Estos problemas se agravan particularmente cuando resultan afectadas las instituciones. Como decíamos, estas son la base del estado y, por tanto, del contrato social en que se basa la convivencia de ciudadanos auténticamente libres. Ello no implica que estén exentas de la crítica. Obviamente, su funcionamiento debe someterse al escrutinio riguroso de la ciudadanía, a la que en última instancia siempre han de rendir cuentas. Pero más allá de esta crítica saludable y necesaria, el respeto a su integridad, a las funciones que les competen y a su independencia y autonomía cuando legal o constitucionalmente estén previstas, es ineludible. La confusión del desarrollo de las funciones propias supone directamente la ruptura de los equilibrios constitucionales y, por consiguiente, de las referidas normas básicas de convivencia.

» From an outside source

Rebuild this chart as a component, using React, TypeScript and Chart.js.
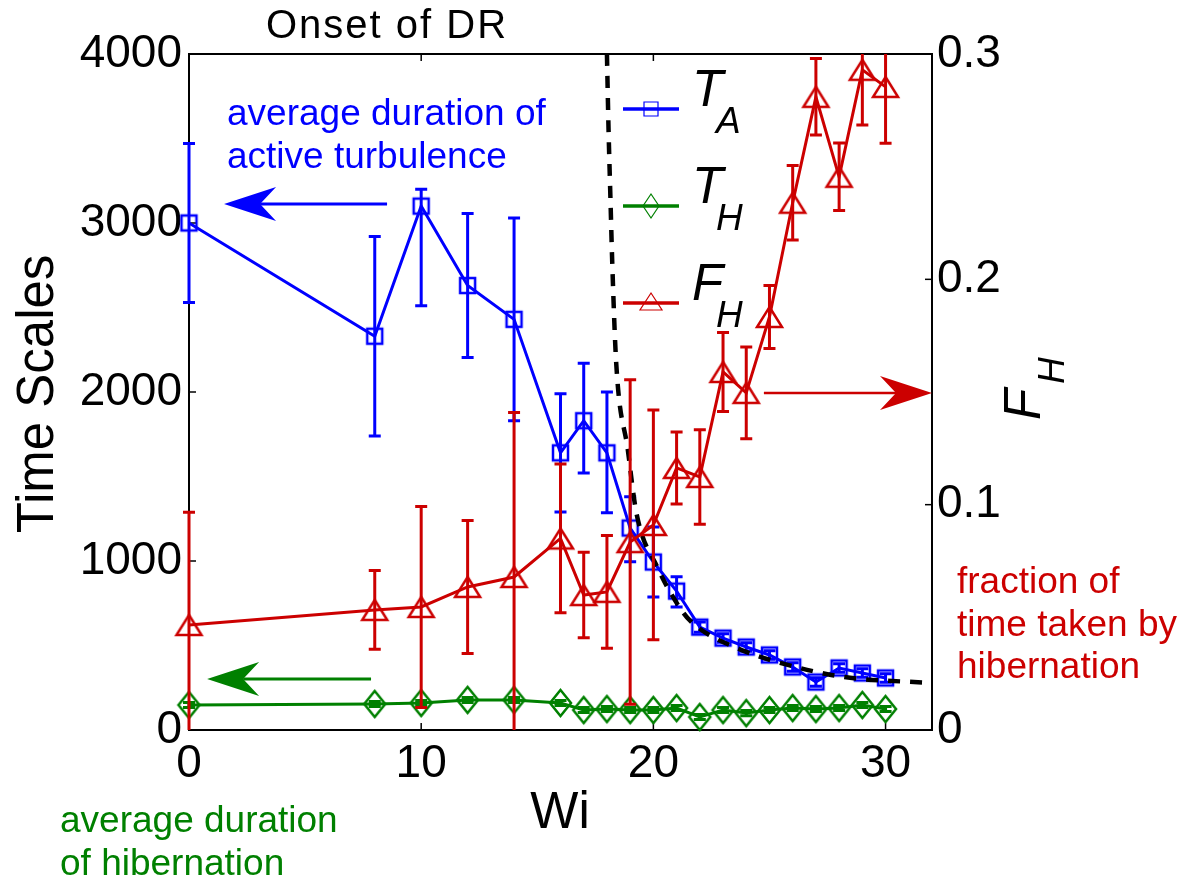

Tal confusión puede ser provocada o no; puede venir de injerencias externas; pero también deriva de inadecuadas actuaciones propias en relación con las funciones y los roles que les corresponden. Las instituciones también se han de hacer respetar, y la forma más elemental de conseguir este respeto es cuidar su integridad, incluso a través de preservar cualquier atisbo de duda sobre el desarrollo adecuado de sus funciones y de su referida independencia y autonomía. Si esta se asocia a una mera lucha de poder o influencia, si pierden o ponen en riesgo su integridad o si, directamente, se confunde el interés general, que deben hacer valer, dan lugar a un estado de desconfianza que horada aún más los fundamentos de la democracia.

Son los riesgos del sistema político más complejo, pero también del más igualitario, del menos perverso, del que permite unos derechos y libertades que necesitan ser preservados en la misma medida que requieren la observancia de unos deberes elementales en favor del bien común. Lo contrario es el populismo, la autocracia y el sometimiento general del bien común a los intereses de una oligarquía sin escrúpulos. Oligarquía que pretende cercenar la posición del pueblo en la definición de su forma de gobierno natural y, por ende, de su propia posición jurídica.